TASK GOAL: Return the lines below exactly, from the first line to the line that contains "0, 0, 1, 1, 0]". Leave out pictures.

DATA:
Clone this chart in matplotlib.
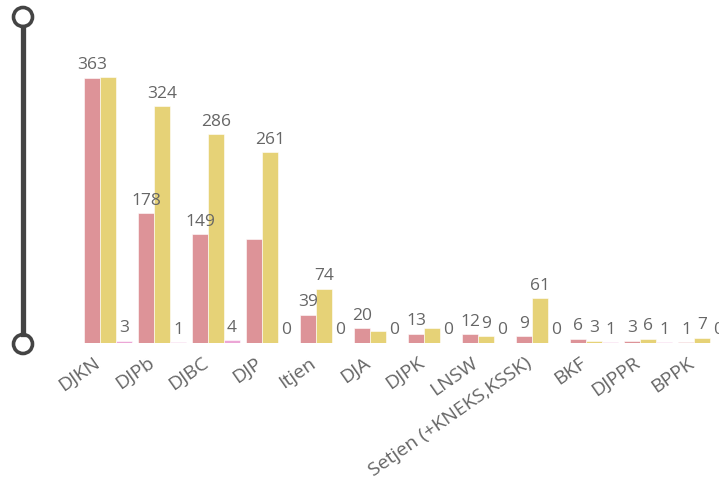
import matplotlib.pyplot as plt
import matplotlib.transforms as mtransforms
import numpy as np
from matplotlib.lines import Line2D
from matplotlib.patches import Circle

plt.rcParams['font.family'] = ['Open Sans', 'DejaVu Sans']

categories = ['DJKN', 'DJPb', 'DJBC', 'DJP', 'Itjen', 'DJA', 'DJPK', 'LNSW',
              'Setjen (+KNEKS,KSSK)', 'BKF', 'DJPPR', 'BPPK']
series_pink = [363, 178, 149, 143, 39, 20, 13, 12, 9, 6, 3, 1]
series_yellow = [365, 324, 286, 261, 74, 17, 21, 9, 61, 3, 6, 7]
series_magenta = [3, 1, 4, 0, 0, 0, 0, 0, 0, 1, 1, 0]

# labels Power BI hides because they overlap (series index, category index)
hidden_labels = {(1, 0), (0, 3), (1, 5), (1, 6)}

colors = ['#dd9398', '#e6d277', '#eca6d6']
label_color = '#666666'

fig = plt.figure(figsize=(7.19, 4.81), dpi=100)
ax = fig.add_axes([60 / 719, 137 / 481, 659 / 719, 292 / 481])

x = np.arange(len(categories))
w = 0.296
all_series = [series_pink, series_yellow, series_magenta]
for s, (vals, col) in enumerate(zip(all_series, colors)):
    pos = x + (s - 1) * w
    ax.bar(pos, vals, width=w, color=col, edgecolor='white', linewidth=0.4)
    for i, v in enumerate(vals):
        if (s, i) in hidden_labels:
            continue
        ax.annotate(str(v), (pos[i], v), xytext=(0, 4), textcoords='offset points',
                    ha='center', va='bottom', fontsize=12.5, color=label_color)

ax.set_xlim((60 - 108) / 54, (719 - 108) / 54)
ax.set_ylim(0, 400)
ax.set_xticks(x)
ax.set_xticklabels(categories, rotation=35, ha='right', rotation_mode='anchor',
                   fontsize=14, color=label_color)
ax.tick_params(axis='x', length=0, pad=7)
shift = mtransforms.ScaledTranslation(-15 / 100, 0, fig.dpi_scale_trans)
for lab in ax.get_xticklabels():
    lab.set_transform(lab.get_transform() + shift)
ax.set_yticks([])
for sp in ax.spines.values():
    sp.set_visible(False)

# scroll slider on the left
slider_col = '#444444'
fig.add_artist(Line2D([23 / 719, 23 / 719], [1 - 28 / 481, 1 - 335 / 481],
                      transform=fig.transFigure, color=slider_col, linewidth=3.8))
for cy in (18, 345):
    fig.add_artist(Circle((23, 481 - cy), 9.5, transform=None, facecolor='white',
                          edgecolor=slider_col, linewidth=2.6))

fig.savefig('out.png', dpi=100)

THE COMPLETED TASK:
Clone this chart in matplotlib.
import matplotlib.pyplot as plt
import matplotlib.transforms as mtransforms
import numpy as np
from matplotlib.lines import Line2D
from matplotlib.patches import Circle

plt.rcParams['font.family'] = ['Open Sans', 'DejaVu Sans']

categories = ['DJKN', 'DJPb', 'DJBC', 'DJP', 'Itjen', 'DJA', 'DJPK', 'LNSW',
              'Setjen (+KNEKS,KSSK)', 'BKF', 'DJPPR', 'BPPK']
series_pink = [363, 178, 149, 143, 39, 20, 13, 12, 9, 6, 3, 1]
series_yellow = [365, 324, 286, 261, 74, 17, 21, 9, 61, 3, 6, 7]
series_magenta = [3, 1, 4, 0, 0, 0, 0, 0, 0, 1, 1, 0]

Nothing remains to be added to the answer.